The episode falls down on a few points like that. We, the audience know that something is going to prevent this perfect deal from happening because it would practically be the end of the series (and we should have remembered aspects of '2010'). Peace in our time - it would change the dynamics too much. But there were also smaller niggles such as why farmer Keel had never noticed the 'iron root' as he called it, sticking up in his field before today. According to Daniel the city had been below for a couple of centuries so why did it take so long for the farmer to notice? Instead he mentions it off-handedly, and Jackson just suggests he and Teal'c have a look at it, off the top of his head. Did he think it was just a large root to be blasted out? And it just so happens to be one of the struts that was at the centre of the Volian city right next to a collection of newspapers that have somehow not rotted away underground after all those years. Amazing. Not to mention that the Volians must be incredibly primitive not to have passed down a culture over the years that would have held stories of the atrocity brought about by the Aschen.

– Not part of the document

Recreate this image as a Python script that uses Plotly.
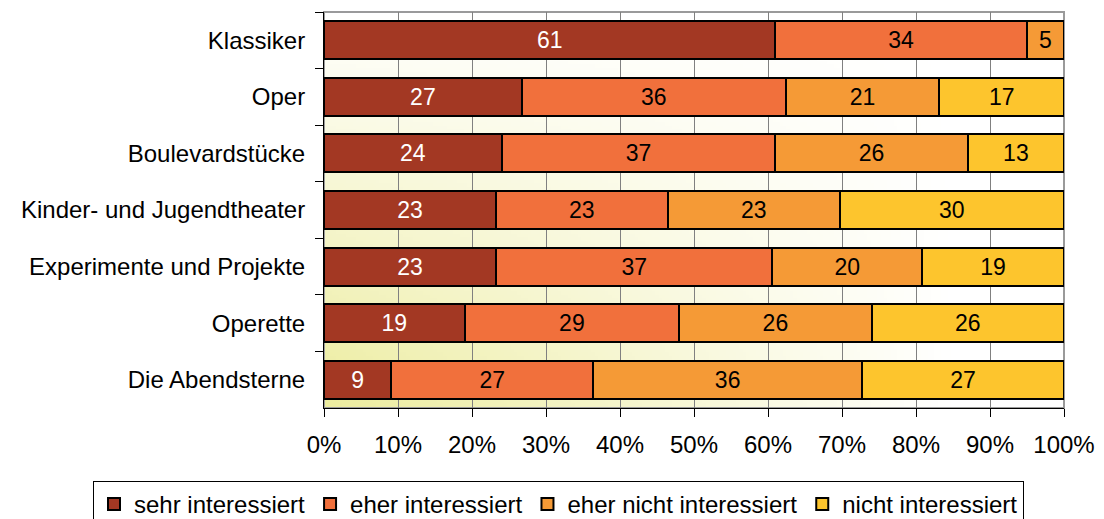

The real problem of the episode isn't the logic, it's the execution. It's too slow and uneventful. There are some nice shots of the harvester hovering over the land, but the story moves as fast as that vehicle: slowly. There were good shots looking down from the balcony aboard the harvester, but there was very little meat to get your teeth into. It's clever to tie into another episode in the way they did, but not when it consists of Teal'c and Daniel rummaging through old newspapers in a cave, Carter following an ambassador around, and Jack having a riveting conversation with Kinsey in the back of a limo. Even if the Senator did repeat the joke of 'Starsky & Hutch' that was used when last he was in it. And what about poor Ambassador Faxon, left alone on an enemy world? They all just stand around relieved at the end, or smirking at Kinsey's outrage, no one spares a word for the real hero of the story, not even Carter!